Oxidisng Copper Jewellery – Antique Patina

Oxidised Copper Earrings

 

There are two methods you can use to oxidise your copper jewellery

You can transform your homemade copper jewellery pieces with stunning effects. Ageing will darken the copper to an almost black colour which can then be polished to reveal a softer coppery colour where you want it.

 

Method 1 : Using Liver of sulphur

You can transform your homemade copper jewellery pieces with stunning effects. Ageing will darken the copper to an almost black colour which can then be polished to reveal a softer coppery colour where you want it.

It’s so easy to do at home as long as you have a well ventilated space.

What you will need :

  • Liver of sulphur – I use a concentrated liquid, but it is also available in solid form or a gel.
  • Bowl of warm water ( large enough so that you can completely submerge your piece of jewellery)
  • Polishing/ jewellery cloth
  • Brasso
  • Toothbrush and kitchen roll

1. Mix the liver of sulphur with warm water. The temperature of the water will dictate how fast the ageing will take. The warmer the water the faster the reaction. The temperature will also affect the resulting colour of the copper slightly. It can range from an orangey hue to pinkish tones. When using concentrated liquid, only a few drops is required as it goes a long way. Be warned – this stuff smells of rotten eggs! Hence the need for a well ventilated space! (As with all chemicals it is advisable to take precautions. Ie: do not swallow the liquid or inhale the fumes. Wash your hands thoroughly if it comes into contact with your skin. I always use my tweezers or tongs to mix the liquid and to handle the jewellery.)

2. Submerge the piece into the diluted liver of sulphur and with a pair of tweezers jiggle the piece around. When the copper turns dark ( as dark as you want it to go) remove it and place it under a running tap of cold water. This will rinse off all the chemicals and stop the chemical process.

3. Pat your jewellery piece dry with kitchen towel.

4. When completely dry you can use a tiny bit of Brasso polish on a cloth to remove the dark colour where you want. (With more intricate wirework pieces it gives a lovely effect when the darker areas are in the grooves and gaps between the wires, giving depth and richness to the piece.
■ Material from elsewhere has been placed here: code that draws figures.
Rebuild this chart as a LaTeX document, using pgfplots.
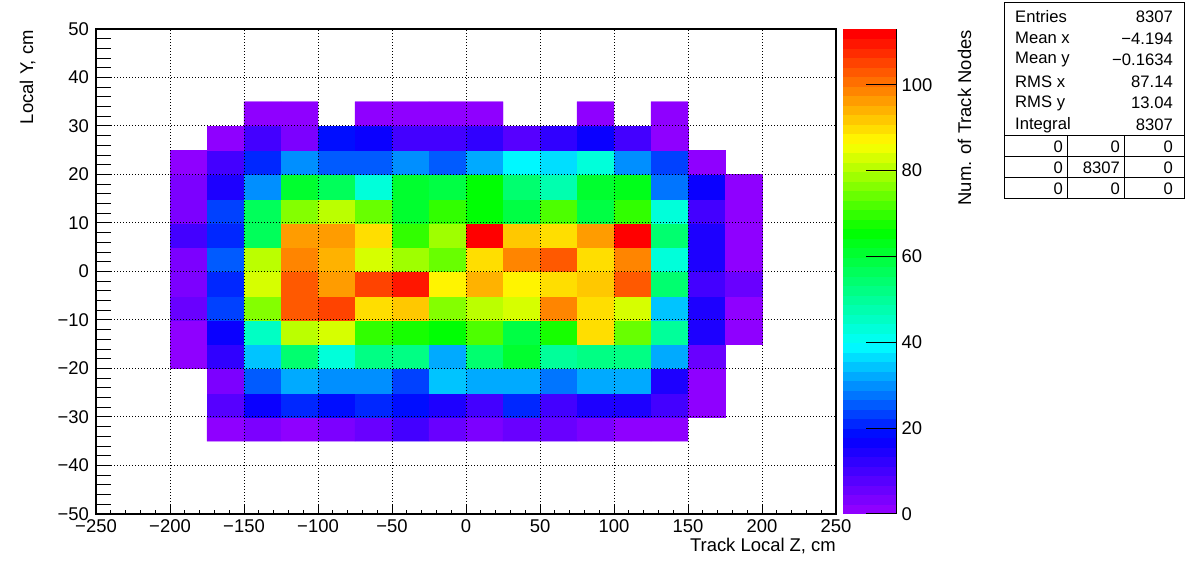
\documentclass[border=0pt]{standalone}
\usepackage{pgfplots}
\pgfplotsset{compat=1.18}
\usepackage{pgfplotstable}
\usepackage{fontspec}
\setmainfont{Liberation Sans}
\newcommand\tfont{\fontsize{18.5}{20}\selectfont}
\newcommand\sfont{\fontsize{16.7}{18}\selectfont}

\pgfplotsset{
  colormap={rootcont}{
    rgb255(0pt)=(143,0,255)
    rgb255(17pt)=(0,0,255)
    rgb255(39pt)=(0,255,255)
    rgb255(66pt)=(0,255,0)
    rgb255(87pt)=(255,255,0)
    rgb255(100pt)=(255,128,0)
    rgb255(113pt)=(255,0,0)
  },
  colormap={rootpal}{samples of colormap=(51 of rootcont)},
}

\pgfplotstableread{
x y c
-187.5 -32.5 nan
-162.5 -32.5 1
-137.5 -32.5 3
-112.5 -32.5 1
-87.5 -32.5 3
-62.5 -32.5 6
-37.5 -32.5 9
-12.5 -32.5 5
12.5 -32.5 3
37.5 -32.5 6
62.5 -32.5 6
87.5 -32.5 3
112.5 -32.5 1
137.5 -32.5 1
162.5 -32.5 nan
187.5 -32.5 nan
-187.5 -27.5 nan
-162.5 -27.5 7
-137.5 -27.5 17
-112.5 -27.5 20
-87.5 -27.5 19
-62.5 -27.5 20
-37.5 -27.5 19
-12.5 -27.5 14
12.5 -27.5 9
37.5 -27.5 21
62.5 -27.5 11
87.5 -27.5 14
112.5 -27.5 14
137.5 -27.5 11
162.5 -27.5 2
187.5 -27.5 nan
-187.5 -22.5 nan
-162.5 -22.5 3
-137.5 -22.5 26
-112.5 -22.5 32
-87.5 -22.5 29
-62.5 -22.5 29
-37.5 -22.5 24
-12.5 -22.5 35
12.5 -22.5 33
37.5 -22.5 33
62.5 -22.5 27
87.5 -22.5 33
112.5 -22.5 32
137.5 -22.5 14
162.5 -22.5 2
187.5 -22.5 nan
-187.5 -17.5 1
-162.5 -17.5 12
-137.5 -17.5 35
-112.5 -17.5 55
-87.5 -17.5 43
-62.5 -17.5 52
-37.5 -17.5 53
-12.5 -17.5 33
12.5 -17.5 55
37.5 -17.5 62
62.5 -17.5 50
87.5 -17.5 53
112.5 -17.5 53
137.5 -17.5 33
162.5 -17.5 6
187.5 -17.5 nan
-187.5 -12.5 1
-162.5 -12.5 17
-137.5 -12.5 46
-112.5 -12.5 81
-87.5 -12.5 83
-62.5 -12.5 69
-37.5 -12.5 67
-12.5 -12.5 66
12.5 -12.5 73
37.5 -12.5 58
62.5 -12.5 67
87.5 -12.5 89
112.5 -12.5 74
137.5 -12.5 50
162.5 -12.5 14
187.5 -12.5 1
-187.5 -7.5 6
-162.5 -7.5 23
-137.5 -7.5 76
-112.5 -7.5 103
-87.5 -7.5 106
-62.5 -7.5 89
-37.5 -7.5 91
-12.5 -7.5 77
12.5 -7.5 81
37.5 -7.5 84
62.5 -7.5 99
87.5 -7.5 89
112.5 -7.5 83
137.5 -7.5 35
162.5 -7.5 14
187.5 -7.5 1
-187.5 -2.5 3
-162.5 -2.5 21
-137.5 -2.5 83
-112.5 -2.5 103
-87.5 -2.5 96
-62.5 -2.5 106
-37.5 -2.5 110
-12.5 -2.5 87
12.5 -2.5 94
37.5 -2.5 87
62.5 -2.5 89
87.5 -2.5 91
112.5 -2.5 103
137.5 -2.5 55
162.5 -2.5 9
187.5 -2.5 6
-187.5 2.5 3
-162.5 2.5 26
-137.5 2.5 81
-112.5 2.5 99
-87.5 2.5 94
-62.5 2.5 84
-37.5 2.5 79
-12.5 2.5 74
12.5 2.5 89
37.5 2.5 99
62.5 2.5 103
87.5 2.5 89
112.5 2.5 99
137.5 2.5 44
162.5 2.5 14
187.5 2.5 2
-187.5 7.5 9
-162.5 7.5 21
-137.5 7.5 57
-112.5 7.5 96
-87.5 7.5 96
-62.5 7.5 89
-37.5 7.5 70
-12.5 7.5 79
12.5 7.5 113
37.5 7.5 91
62.5 7.5 89
87.5 7.5 96
112.5 7.5 112
137.5 7.5 55
162.5 7.5 14
187.5 7.5 2
-187.5 12.5 3
-162.5 12.5 24
-137.5 12.5 57
-112.5 12.5 76
-87.5 12.5 81
-62.5 12.5 74
-37.5 12.5 61
-12.5 12.5 70
12.5 12.5 66
37.5 12.5 58
62.5 12.5 73
87.5 12.5 58
112.5 12.5 69
137.5 12.5 44
162.5 12.5 9
187.5 12.5 1
-187.5 17.5 3
-162.5 17.5 14
-137.5 17.5 29
-112.5 17.5 61
-87.5 17.5 57
-62.5 17.5 44
-37.5 17.5 62
-12.5 17.5 58
12.5 17.5 66
37.5 17.5 55
62.5 17.5 48
87.5 17.5 62
112.5 17.5 64
137.5 17.5 27
162.5 17.5 17
187.5 17.5 1
-187.5 22.5 1
-162.5 22.5 11
-137.5 22.5 22
-112.5 22.5 29
-87.5 22.5 25
-62.5 22.5 25
-37.5 22.5 29
-12.5 22.5 25
12.5 22.5 33
37.5 22.5 39
62.5 22.5 37
87.5 22.5 44
112.5 22.5 29
137.5 22.5 23
162.5 22.5 2
187.5 22.5 nan
-187.5 27.5 nan
-162.5 27.5 1
-137.5 27.5 11
-112.5 27.5 3
-87.5 27.5 19
-62.5 27.5 17
-37.5 27.5 10
-12.5 27.5 11
12.5 27.5 12
37.5 27.5 8
62.5 27.5 13
87.5 27.5 17
112.5 27.5 9
137.5 27.5 2
162.5 27.5 nan
187.5 27.5 nan
-187.5 32.5 nan
-162.5 32.5 nan
-137.5 32.5 1
-112.5 32.5 1
-87.5 32.5 nan
-62.5 32.5 1
-37.5 32.5 1
-12.5 32.5 2
12.5 32.5 1
37.5 32.5 nan
62.5 32.5 nan
87.5 32.5 2
112.5 32.5 nan
137.5 32.5 1
162.5 32.5 nan
187.5 32.5 nan
}\histdata

\begin{document}
\begin{tikzpicture}
\useasboundingbox (0,0) rectangle (1196bp,572bp);
\begin{axis}[
  at={(96bp,58bp)}, anchor=south west,
  width=740bp, height=485bp, scale only axis,
  xmin=-250, xmax=250, ymin=-50, ymax=50,
  xtick={-250,-200,...,250},
  xticklabels={−250,−200,−150,−100,−50,0,50,100,150,200,250},
  ytick={-50,-40,...,50},
  yticklabels={−50,−40,−30,−20,−10,0,10,20,30,40,50},
  minor x tick num=4, minor y tick num=4,
  tick align=inside, xtick pos=bottom, ytick pos=left,
  major tick length=10bp, minor tick length=4.5bp,
  tick style={black, line width=1bp},
  xmajorgrids, ymajorgrids,
  grid style={black, line width=1bp, dash pattern=on 1bp off 2bp},
  axis on top,
  axis line style={line width=1.8bp},
  xticklabel style={font=\tfont, inner sep=0pt, anchor=north, yshift=-5bp},
  yticklabel style={font=\tfont, inner sep=0pt, anchor=east, xshift=-7bp},
  colormap name=rootpal,
  colormap access=piecewise constant,
  point meta min=0, point meta max=113,
  unbounded coords=jump,
  colorbar,
  colorbar style={
    at={(parent axis.north east)}, anchor=north west, xshift=-2bp,
    width=54bp, height=485bp, scale only axis,
    ytick={0,20,40,60,80,100},
    yticklabels={0,20,40,60,80,100},
    axis x line=none, axis y line*=right,
    tick align=inside, major tick length=31bp,
    minor y tick num=0,
    axis on top,
    tick style={black, line width=1bp},
    axis line style={line width=1bp},
    yticklabel style={font=\tfont, inner sep=0pt, anchor=west, xshift=5bp},
  },
]
\addplot[matrix plot*, mesh/cols=16, point meta=explicit] table[x=x, y=y, meta=c] {\histdata};
\end{axis}
\begin{axis}[
  at={(96bp,58bp)}, anchor=south west,
  width=740bp, height=485bp, scale only axis,
  xmin=-250, xmax=250, ymin=-50, ymax=50,
  axis x line=none, axis y line*=left,
  ytick={-50,-40,...,50}, yticklabels={},
  minor y tick num=4, tick align=inside,
  major tick length=15bp, minor tick length=15bp,
  tick style={black, line width=1bp},
  axis line style={line width=1.8bp},
]
\end{axis}
% axis titles
\node[font=\tfont, anchor=base east, inner sep=0pt] at (836bp,21bp) {Track Local Z, cm};
\node[font=\tfont, rotate=90, anchor=base east, inner sep=0pt] at (33bp,542bp) {Local Y, cm};
\node[font=\tfont, rotate=90, anchor=base east, inner sep=0pt] at (971bp,542bp) {Num. of Track Nodes};
% stats box
\fill[white] (1004bp,373bp) rectangle (1184bp,569bp);
\draw[line width=1bp] (1004bp,373bp) rectangle (1184bp,569bp);
\draw[line width=1bp] (1004bp,436bp) -- (1184bp,436bp);
\draw[line width=1bp] (1004bp,415bp) -- (1184bp,415bp);
\draw[line width=1bp] (1004bp,394bp) -- (1184bp,394bp);
\draw[line width=1bp] (1067bp,436bp) -- (1067bp,373bp);
\draw[line width=1bp] (1124bp,436bp) -- (1124bp,373bp);
\begin{scope}[every node/.style={font=\sfont, inner sep=0pt}]
\node[anchor=west] at (1015bp,555.3bp) {Entries};
\node[anchor=east] at (1173bp,555.3bp) {8307};
\node[anchor=west] at (1015bp,533.7bp) {Mean x};
\node[anchor=east] at (1173bp,533.7bp) {−4.194};
\node[anchor=west] at (1015bp,512bp) {Mean y};
\node[anchor=east] at (1173bp,512bp) {−0.1634};
\node[anchor=west] at (1015bp,490.4bp) {RMS x};
\node[anchor=east] at (1173bp,490.4bp) {87.14};
\node[anchor=west] at (1015bp,468.8bp) {RMS y};
\node[anchor=east] at (1173bp,468.8bp) {13.04};
\node[anchor=west] at (1015bp,447.2bp) {Integral};
\node[anchor=east] at (1173bp,447.2bp) {8307};
\node[anchor=east] at (1063bp,425.5bp) {0};
\node[anchor=east] at (1120bp,425.5bp) {0};
\node[anchor=east] at (1173bp,425.5bp) {0};
\node[anchor=east] at (1063bp,404.5bp) {0};
\node[anchor=east] at (1120bp,404.5bp) {8307};
\node[anchor=east] at (1173bp,404.5bp) {0};
\node[anchor=east] at (1063bp,383.5bp) {0};
\node[anchor=east] at (1120bp,383.5bp) {0};
\node[anchor=east] at (1173bp,383.5bp) {0};
\end{scope}
\end{tikzpicture}
\end{document}
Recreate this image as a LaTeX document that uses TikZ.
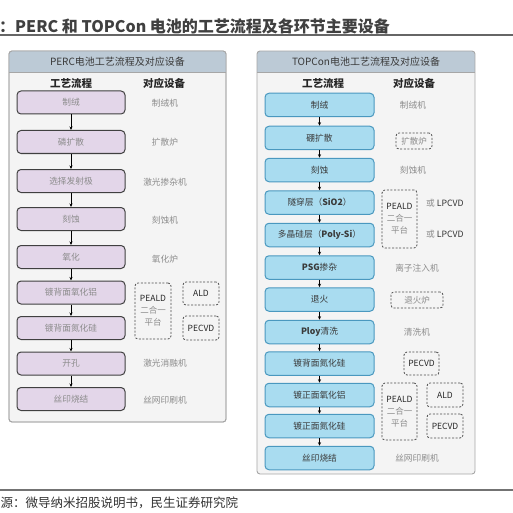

On hammered copper it also gives a really wonderful effect, enhancing the hammered texture.)

5. Buff the polished areas with your jewellery cloth. You can use your toothbrush to remove any fluff or polish from in between wires.

6. I also like to use a little microcrystalline wax ( Rennaissance Wax) You only need a really tiny amount. Polish the wax to seal the jewellery. This helps prevent the oxidation of the copper or silver due to contact with the air and will also help prevent the unsightly green discolouration of skin some people experience when wearing copper jewellery. NB this will only help prevent the skin from discolouring and not eliminate it, especially if your skin is prone to discolourtion.

VOILA! you have a beautifully aged and polished piece of jewellery.

 

 

Method 2 : Chemical Free

Liver of sulphur is harder to get hold of these days. The best place to look is online in jewellery suppliers. However, if the thought of using a chemical is not your idea of fun then there is a safe and natural way to age your jewellery.

Hard boiled eggs! The sulphur released from the boiled yolks will also age your copper.

Boil three eggs until they are really well cooked. Place them in a bag while they are still hot. Crush the eggs, with shells still on. Place your jewellery into the bag, making sure not to touch the eggs themselves. Seal the bag and leave for several hours.

This method does work, however, in my experience the effect isn’t as uniform or as strong as using LOS ( liver of Sulphur) I haven’t ever managed to get a really dark colour to the metal.

 

Does it work on all types of copper wire?

Ageing copper will only work on untreated wires. Some craft/ jewellery wires, although are pure copper have been sealed with an anti tarnish agent. This forms a barrier and will therefore prevent the sulphur from reacting with the metal. Also, silver plated wires cannot be aged in this way. In my experience the silver plating is removed to reveal a dull black colouration. Solid sterling silver wire can be aged with LOS but it would be advisable to use a silver polish when removing the black colouration when polishing.